Although I had only intended the orange juice wine as throw-away experiment, I bottled some up and took it to a party as a joke (my intended real contribution being flapjack cakes which I had recently also experimented on). However, the orange wine was unexpectedly quite popular so I made it again and adapted the recipe into other unusual & jokey flavours with Sweet Orange Wine, Dry Orange Wine, Tomato Wine, Chocolate Wine, Cola Wine, Mushroom Wine & Ginger Beer in the 2001. In 2002 I added Earl Grey Tea Wine, Banana Wine, Camomile Wine, Rosemary Wine Curry Wine & Chicken Wine. In 2006 I added Bay Wine & Kvas Wine. In 2007 I added Rose Petal Wine & Muscovado Wine.

I also did a couple of other experiments in 2002 to test simplifications of the basic recipe. One was the starter culture. All the recipes I read had the yeast & nutriment mixed with a small amount of water and sugar in advance of being added to the demijohn. This starter culture was to be made 2 hours to a day, depending upon the recipe, in advance and some recipes had it warmed. I think the purpose was originally to ensure that the yeast was growing strongly enough from the start to out compete any rival microbes growing in the demijohn, a requirement no longer needed in a sterile system. An experiment showed that this was not vital (although it might speed up the start of brewing) and so could be missed out and the dried yeast simply added directly to the demijohn and so I shortened the recipe. The other was increasing the sugar level slowly to enable the yeast to acclimatize to the growing ethanol concentration.
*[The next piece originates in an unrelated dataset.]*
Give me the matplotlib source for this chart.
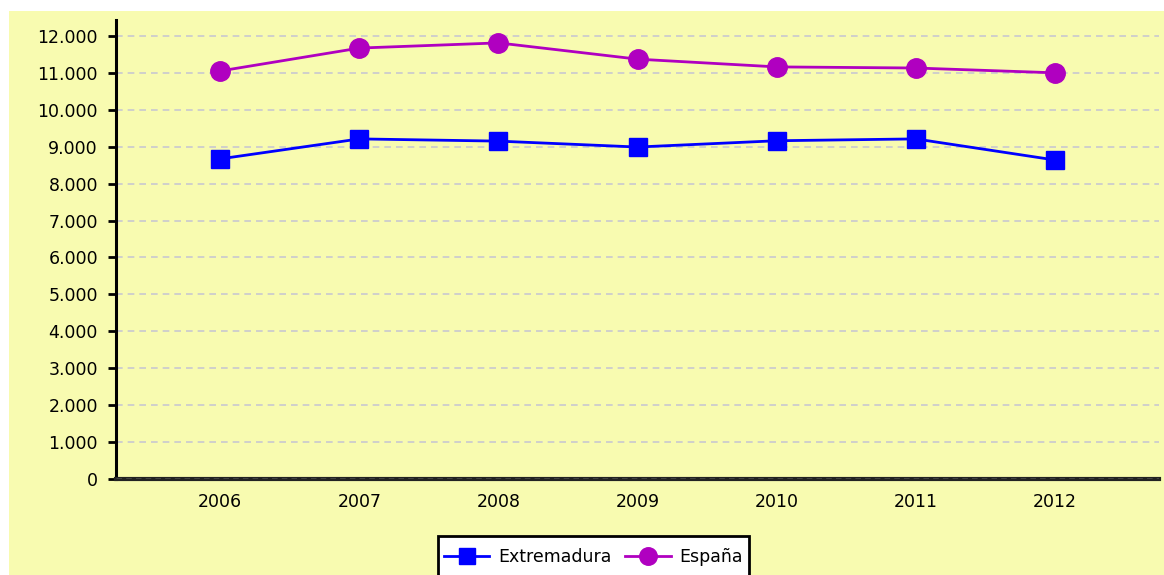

However, experimentation showed that this was not vital either (possibly because the slow dissolution of the granulated sugar has this affect anyway) but I left 3 stages of sugar (and liquid) adding because it reduces the risk of initial frothing messily overflowing through the bubble-lock and because (in experimental brews) less ingredients are wasted if (as with the cola one) it totally fails.